The nonprofit Restart Partners, co-led by School of Business faculty member Akhtar Badshah, is supporting the Washington governor’s office with a campaign to make donning a face mask as routine as wearing a seat belt. Both can help keep you safe, if you wear them.
Gov. Jay Inslee has mandated the use of masks statewide to control the coronavirus pandemic. But, he acknowledged the unlikely threat of a misdemeanor won’t make it happen. It takes social change to alter habits and overcome reluctance or opposition.
Restart partners
Restart Partners organized in May, Badshah said, “because if we are going to restart our way of life before a vaccine is available — whether it’s the economy, going back to school or back to some aspect of social interaction — we will have to do other things, like wearing a mask and practicing safe distancing.
“This pathogen is not going away on its own,” he said.
Badshah is a distinguished practitioner with the University of Washington Bothell’s School of Business and with the Evans School of Public Policy & Governance at the UW in Seattle. He is president of Global Washington, a nonprofit that promotes global development. He is also a former director of philanthropy at Microsoft who founded the Catalytic Innovators Group, a consulting practice.
The other Restart Partners co-directors are Sandra Archibald, the former dean of the Evans School, and Rich Tong, a former Microsoft executive. Another previous Microsoft executive contributed start-up money, Badshah noted, and a UW Population Health Initiative grant added $20,000.
The organization’s slogan is, “Empowering communities to work together to save lives and livelihoods.”
A ‘we’ campaign
Restart Partners hosts a data model that local governments can use to estimate the need and cost of personal protective equipment. It shares procurement information and best practices. And, it contributes face masks to communities in need.
The organization’s website also features videos from people across Washington saying why they wear masks.
UW Bothell students are invited to volunteer their skills in social media, data analysis, communication and community engagement, Badshah said, inviting anyone who is interested in helping the campaign to contact him.
Badshah said he looks at the pandemic through the broad lens of U.S. culture since the 1970s, a time when “our focus has been more on the me, rather than the we.”
It’s an idea he develops in a book being published this November by Harper Collins Leadership called “Purpose Mindset: How Microsoft Inspires Its Employees and Alumni to Change the World.”

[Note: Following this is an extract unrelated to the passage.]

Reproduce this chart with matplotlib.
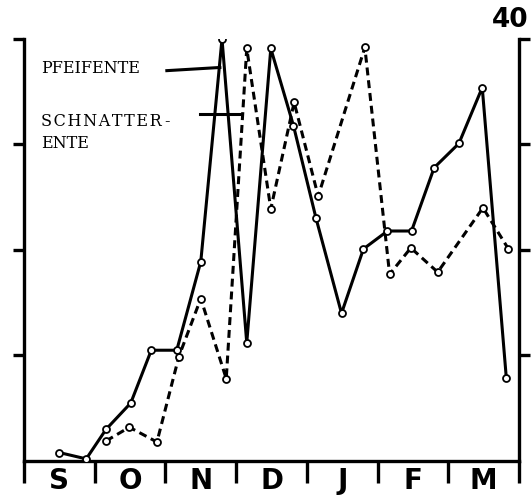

Faced with the pandemic and the many challenges it brings, people are now coming together to do good things for the community, Badshah said. “Most people realize the way we’ll get out of this crisis alive is to focus on the we and not the me.”
The strategy behind the mask
Restart Partners estimates that about 60% of the population have or will endorse hand washing, social distancing and mask wearing to prevent COVID-19. Another 20% probably is not going along — “a very hard lift” for education or persuasion Badshah said.
Still, he said, persuading the remaining 20% can help protect the community.
“Wear a mask. Wash your hands. Watch your distance,” he said. “It is the responsible thing to do. It is the kind thing to do. It is the neighborly thing to do.
“This is not eating away your freedom,” he added. “It is about you becoming part of the larger society.”
It’s also about restarting.
“I want every single student of ours to wear a mask,” Badshah said. “If you want us to get back to teaching in a ‘normal’ way, let’s get used to wearing a mask.”